The task
Search the records below for the word "React" and show every line where it occurs.

=======

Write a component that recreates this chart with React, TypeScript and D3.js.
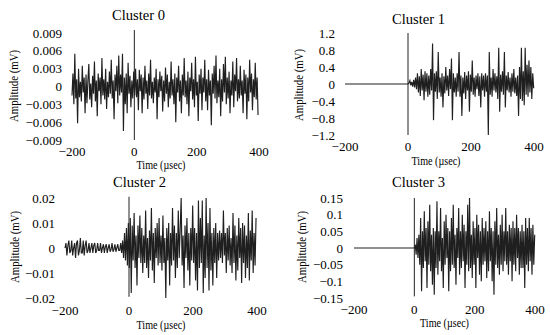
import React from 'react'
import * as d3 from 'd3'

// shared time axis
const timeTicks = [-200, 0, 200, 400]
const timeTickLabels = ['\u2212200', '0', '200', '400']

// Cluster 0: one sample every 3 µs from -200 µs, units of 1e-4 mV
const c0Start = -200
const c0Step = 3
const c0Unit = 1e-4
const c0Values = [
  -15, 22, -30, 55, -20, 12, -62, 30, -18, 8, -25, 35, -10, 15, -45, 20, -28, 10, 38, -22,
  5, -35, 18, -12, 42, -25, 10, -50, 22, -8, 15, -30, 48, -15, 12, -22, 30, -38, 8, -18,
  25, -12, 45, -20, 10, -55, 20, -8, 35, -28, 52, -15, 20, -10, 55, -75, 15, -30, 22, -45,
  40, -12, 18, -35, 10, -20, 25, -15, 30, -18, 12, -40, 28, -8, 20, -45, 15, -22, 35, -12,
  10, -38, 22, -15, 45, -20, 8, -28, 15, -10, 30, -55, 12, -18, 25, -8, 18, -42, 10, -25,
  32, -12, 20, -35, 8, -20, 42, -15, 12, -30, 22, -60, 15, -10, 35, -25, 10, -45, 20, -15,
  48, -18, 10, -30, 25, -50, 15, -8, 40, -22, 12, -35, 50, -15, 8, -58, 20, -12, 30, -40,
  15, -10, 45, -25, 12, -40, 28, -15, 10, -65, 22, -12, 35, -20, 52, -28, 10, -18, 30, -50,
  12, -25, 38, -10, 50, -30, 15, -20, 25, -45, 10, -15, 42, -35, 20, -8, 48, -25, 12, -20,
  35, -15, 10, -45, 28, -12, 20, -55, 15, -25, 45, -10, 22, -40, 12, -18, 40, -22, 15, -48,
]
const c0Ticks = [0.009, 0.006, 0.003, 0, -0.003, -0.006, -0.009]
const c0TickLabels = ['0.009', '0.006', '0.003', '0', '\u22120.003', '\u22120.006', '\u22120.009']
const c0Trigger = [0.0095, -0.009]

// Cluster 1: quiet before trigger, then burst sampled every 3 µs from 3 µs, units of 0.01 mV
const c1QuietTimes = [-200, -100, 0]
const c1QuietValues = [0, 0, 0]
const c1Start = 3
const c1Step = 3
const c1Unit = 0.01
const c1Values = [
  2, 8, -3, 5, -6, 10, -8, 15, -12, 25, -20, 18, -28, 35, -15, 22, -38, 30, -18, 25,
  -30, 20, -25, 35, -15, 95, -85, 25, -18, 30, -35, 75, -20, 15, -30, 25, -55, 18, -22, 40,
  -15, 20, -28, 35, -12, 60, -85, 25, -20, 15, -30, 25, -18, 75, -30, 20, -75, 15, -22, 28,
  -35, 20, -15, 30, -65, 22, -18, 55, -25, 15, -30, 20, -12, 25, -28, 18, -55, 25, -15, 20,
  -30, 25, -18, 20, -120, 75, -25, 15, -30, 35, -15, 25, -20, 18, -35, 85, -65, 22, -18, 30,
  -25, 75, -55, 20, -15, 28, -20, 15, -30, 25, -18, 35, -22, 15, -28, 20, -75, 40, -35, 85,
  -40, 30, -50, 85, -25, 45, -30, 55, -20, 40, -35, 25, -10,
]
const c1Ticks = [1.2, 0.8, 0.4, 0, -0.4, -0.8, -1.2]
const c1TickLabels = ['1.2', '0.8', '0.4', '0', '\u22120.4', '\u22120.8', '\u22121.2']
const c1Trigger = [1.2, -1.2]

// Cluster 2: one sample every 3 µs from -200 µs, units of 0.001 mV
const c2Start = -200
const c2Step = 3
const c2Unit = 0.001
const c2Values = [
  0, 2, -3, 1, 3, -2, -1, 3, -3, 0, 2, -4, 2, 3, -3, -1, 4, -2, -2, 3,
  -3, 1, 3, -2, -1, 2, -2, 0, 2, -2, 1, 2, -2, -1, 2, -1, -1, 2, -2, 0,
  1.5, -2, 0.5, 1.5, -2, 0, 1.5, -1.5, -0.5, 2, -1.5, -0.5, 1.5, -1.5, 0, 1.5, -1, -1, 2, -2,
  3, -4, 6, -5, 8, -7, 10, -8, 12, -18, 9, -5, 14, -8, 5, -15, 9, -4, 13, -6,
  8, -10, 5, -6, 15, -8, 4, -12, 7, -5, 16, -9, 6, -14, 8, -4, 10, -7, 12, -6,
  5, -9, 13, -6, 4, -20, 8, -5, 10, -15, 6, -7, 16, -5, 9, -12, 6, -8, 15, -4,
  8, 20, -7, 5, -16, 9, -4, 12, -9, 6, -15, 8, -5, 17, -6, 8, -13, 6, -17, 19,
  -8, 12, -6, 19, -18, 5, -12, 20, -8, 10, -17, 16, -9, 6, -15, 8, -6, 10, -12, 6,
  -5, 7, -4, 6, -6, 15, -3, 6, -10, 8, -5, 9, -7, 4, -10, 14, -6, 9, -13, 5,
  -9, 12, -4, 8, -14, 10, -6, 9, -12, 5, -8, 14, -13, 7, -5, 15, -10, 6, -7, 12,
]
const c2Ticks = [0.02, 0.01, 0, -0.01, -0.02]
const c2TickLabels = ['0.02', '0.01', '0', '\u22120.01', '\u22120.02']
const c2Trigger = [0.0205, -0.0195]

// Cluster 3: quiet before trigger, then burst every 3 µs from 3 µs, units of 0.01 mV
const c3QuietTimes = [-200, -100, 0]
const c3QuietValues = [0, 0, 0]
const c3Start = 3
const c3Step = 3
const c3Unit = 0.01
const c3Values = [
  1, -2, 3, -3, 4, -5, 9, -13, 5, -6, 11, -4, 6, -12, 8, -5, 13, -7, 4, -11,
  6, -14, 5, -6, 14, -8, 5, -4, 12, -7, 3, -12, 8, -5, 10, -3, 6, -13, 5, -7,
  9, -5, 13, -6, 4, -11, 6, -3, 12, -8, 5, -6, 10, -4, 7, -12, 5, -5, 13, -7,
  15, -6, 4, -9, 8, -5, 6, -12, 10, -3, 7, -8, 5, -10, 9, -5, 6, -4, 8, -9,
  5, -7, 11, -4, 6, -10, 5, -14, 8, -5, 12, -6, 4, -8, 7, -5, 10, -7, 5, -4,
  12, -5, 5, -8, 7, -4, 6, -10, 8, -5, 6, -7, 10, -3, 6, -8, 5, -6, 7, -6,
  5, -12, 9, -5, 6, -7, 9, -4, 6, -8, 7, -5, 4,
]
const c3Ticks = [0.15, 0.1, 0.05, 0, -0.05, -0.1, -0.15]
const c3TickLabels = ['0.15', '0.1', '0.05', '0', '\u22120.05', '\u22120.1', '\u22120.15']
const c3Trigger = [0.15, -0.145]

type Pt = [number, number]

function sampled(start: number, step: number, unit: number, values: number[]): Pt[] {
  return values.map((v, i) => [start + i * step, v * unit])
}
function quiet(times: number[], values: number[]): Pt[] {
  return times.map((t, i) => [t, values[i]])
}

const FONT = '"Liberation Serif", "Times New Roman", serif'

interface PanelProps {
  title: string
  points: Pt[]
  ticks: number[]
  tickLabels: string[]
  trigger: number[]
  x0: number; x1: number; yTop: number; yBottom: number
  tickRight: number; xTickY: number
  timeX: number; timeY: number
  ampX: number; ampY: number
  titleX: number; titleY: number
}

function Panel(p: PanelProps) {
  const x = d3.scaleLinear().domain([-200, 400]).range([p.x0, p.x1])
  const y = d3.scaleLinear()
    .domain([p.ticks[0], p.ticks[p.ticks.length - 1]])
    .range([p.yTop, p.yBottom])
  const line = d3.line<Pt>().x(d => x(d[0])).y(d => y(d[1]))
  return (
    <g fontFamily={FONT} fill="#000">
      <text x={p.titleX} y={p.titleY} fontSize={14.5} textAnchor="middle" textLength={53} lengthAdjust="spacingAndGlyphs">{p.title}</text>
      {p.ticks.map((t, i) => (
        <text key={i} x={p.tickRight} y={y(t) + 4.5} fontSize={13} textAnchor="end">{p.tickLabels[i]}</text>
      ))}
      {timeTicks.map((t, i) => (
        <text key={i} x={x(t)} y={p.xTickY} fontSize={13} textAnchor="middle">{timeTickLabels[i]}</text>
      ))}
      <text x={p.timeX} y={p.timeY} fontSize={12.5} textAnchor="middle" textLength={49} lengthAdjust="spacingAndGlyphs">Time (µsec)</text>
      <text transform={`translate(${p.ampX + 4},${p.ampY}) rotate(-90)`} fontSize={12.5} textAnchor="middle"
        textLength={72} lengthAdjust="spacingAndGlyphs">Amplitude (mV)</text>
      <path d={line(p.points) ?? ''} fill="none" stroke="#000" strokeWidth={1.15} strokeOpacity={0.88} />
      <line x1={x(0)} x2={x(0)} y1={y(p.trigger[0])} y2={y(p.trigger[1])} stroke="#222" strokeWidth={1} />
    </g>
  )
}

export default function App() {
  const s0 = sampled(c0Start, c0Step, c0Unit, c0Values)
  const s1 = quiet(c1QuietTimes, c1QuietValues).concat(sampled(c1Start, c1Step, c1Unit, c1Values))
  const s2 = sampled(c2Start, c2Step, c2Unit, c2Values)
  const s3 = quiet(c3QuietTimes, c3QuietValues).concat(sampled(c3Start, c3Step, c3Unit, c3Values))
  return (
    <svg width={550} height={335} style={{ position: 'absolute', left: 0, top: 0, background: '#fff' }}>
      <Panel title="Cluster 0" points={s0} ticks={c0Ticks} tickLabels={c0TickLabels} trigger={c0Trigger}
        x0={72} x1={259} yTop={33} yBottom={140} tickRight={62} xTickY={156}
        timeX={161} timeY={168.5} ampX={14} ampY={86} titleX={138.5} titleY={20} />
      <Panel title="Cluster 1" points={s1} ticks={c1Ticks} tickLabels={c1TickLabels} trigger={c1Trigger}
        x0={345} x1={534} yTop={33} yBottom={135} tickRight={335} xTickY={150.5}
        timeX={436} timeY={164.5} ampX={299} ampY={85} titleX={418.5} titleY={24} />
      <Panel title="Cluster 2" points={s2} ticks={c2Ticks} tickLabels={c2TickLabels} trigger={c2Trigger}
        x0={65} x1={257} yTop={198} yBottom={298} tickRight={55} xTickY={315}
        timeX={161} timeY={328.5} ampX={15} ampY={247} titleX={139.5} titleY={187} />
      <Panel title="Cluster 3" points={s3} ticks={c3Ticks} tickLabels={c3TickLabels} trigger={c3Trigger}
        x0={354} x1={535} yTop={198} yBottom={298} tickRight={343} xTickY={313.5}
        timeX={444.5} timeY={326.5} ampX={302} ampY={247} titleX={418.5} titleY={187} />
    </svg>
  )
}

=======

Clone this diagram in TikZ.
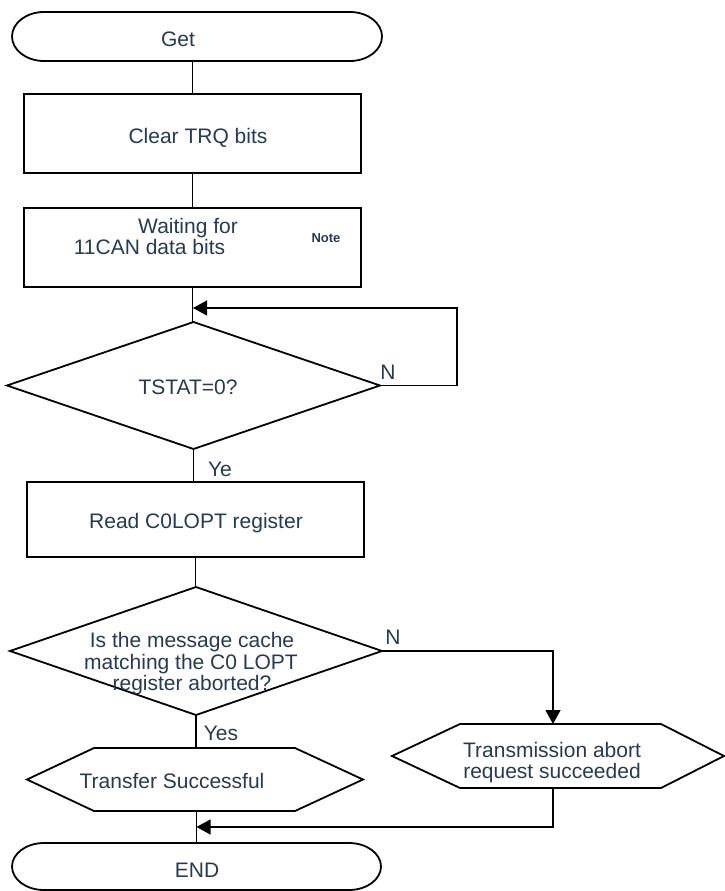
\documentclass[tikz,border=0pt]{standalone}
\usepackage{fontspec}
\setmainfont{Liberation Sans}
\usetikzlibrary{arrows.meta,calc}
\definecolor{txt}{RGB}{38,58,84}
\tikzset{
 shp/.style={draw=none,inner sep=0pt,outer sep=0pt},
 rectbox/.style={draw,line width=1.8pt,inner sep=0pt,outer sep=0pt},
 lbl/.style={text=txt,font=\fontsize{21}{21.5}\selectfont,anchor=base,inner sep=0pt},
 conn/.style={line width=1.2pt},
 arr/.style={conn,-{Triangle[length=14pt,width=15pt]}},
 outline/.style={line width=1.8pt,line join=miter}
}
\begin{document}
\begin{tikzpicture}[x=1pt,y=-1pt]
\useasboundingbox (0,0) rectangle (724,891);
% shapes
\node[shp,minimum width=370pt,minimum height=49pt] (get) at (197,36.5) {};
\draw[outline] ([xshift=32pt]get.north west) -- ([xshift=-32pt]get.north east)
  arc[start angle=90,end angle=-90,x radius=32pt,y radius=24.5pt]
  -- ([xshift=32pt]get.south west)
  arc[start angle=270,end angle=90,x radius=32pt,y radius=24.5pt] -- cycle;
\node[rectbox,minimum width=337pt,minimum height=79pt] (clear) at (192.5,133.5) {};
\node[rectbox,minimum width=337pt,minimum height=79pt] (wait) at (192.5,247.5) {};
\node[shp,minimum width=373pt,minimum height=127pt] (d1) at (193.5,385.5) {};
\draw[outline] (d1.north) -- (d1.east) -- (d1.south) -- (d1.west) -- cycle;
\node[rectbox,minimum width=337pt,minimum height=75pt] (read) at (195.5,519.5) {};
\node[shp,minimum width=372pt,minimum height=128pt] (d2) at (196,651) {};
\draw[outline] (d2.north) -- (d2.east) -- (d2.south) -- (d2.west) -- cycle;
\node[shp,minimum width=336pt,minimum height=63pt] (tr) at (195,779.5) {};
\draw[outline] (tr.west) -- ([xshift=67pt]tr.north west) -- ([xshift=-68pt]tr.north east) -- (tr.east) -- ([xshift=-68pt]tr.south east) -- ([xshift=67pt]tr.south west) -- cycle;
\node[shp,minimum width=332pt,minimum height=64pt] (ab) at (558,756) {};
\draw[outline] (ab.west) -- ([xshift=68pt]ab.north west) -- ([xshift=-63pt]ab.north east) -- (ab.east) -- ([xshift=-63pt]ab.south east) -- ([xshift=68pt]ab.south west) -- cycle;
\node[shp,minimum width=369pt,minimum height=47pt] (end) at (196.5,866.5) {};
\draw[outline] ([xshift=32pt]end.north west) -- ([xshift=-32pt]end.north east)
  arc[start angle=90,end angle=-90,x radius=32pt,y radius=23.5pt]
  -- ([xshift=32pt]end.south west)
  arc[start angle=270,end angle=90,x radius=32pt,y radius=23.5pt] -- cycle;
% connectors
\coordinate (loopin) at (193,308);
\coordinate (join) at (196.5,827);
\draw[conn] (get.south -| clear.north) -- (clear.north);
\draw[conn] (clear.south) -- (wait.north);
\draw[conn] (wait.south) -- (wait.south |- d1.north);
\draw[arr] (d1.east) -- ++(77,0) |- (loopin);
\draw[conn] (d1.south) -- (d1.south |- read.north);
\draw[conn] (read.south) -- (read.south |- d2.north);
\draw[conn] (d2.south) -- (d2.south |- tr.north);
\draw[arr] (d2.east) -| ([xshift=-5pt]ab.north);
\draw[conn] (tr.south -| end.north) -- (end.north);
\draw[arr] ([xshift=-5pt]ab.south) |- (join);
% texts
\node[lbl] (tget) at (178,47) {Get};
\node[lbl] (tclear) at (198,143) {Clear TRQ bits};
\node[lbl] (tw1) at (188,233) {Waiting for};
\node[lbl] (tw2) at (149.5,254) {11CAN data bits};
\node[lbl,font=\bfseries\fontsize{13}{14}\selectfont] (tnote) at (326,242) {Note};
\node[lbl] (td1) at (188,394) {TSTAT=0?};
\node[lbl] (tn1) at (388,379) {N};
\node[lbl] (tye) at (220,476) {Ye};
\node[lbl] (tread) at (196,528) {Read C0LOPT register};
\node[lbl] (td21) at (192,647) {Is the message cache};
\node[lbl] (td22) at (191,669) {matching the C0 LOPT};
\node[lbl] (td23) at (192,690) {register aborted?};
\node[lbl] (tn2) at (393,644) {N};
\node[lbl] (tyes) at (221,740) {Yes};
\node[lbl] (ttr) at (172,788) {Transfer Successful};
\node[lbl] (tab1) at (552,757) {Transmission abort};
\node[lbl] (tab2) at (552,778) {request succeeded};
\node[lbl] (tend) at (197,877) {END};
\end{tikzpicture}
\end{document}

=======

Answer below
Write a component that recreates this chart with React, TypeScript and D3.js.
import React from 'react'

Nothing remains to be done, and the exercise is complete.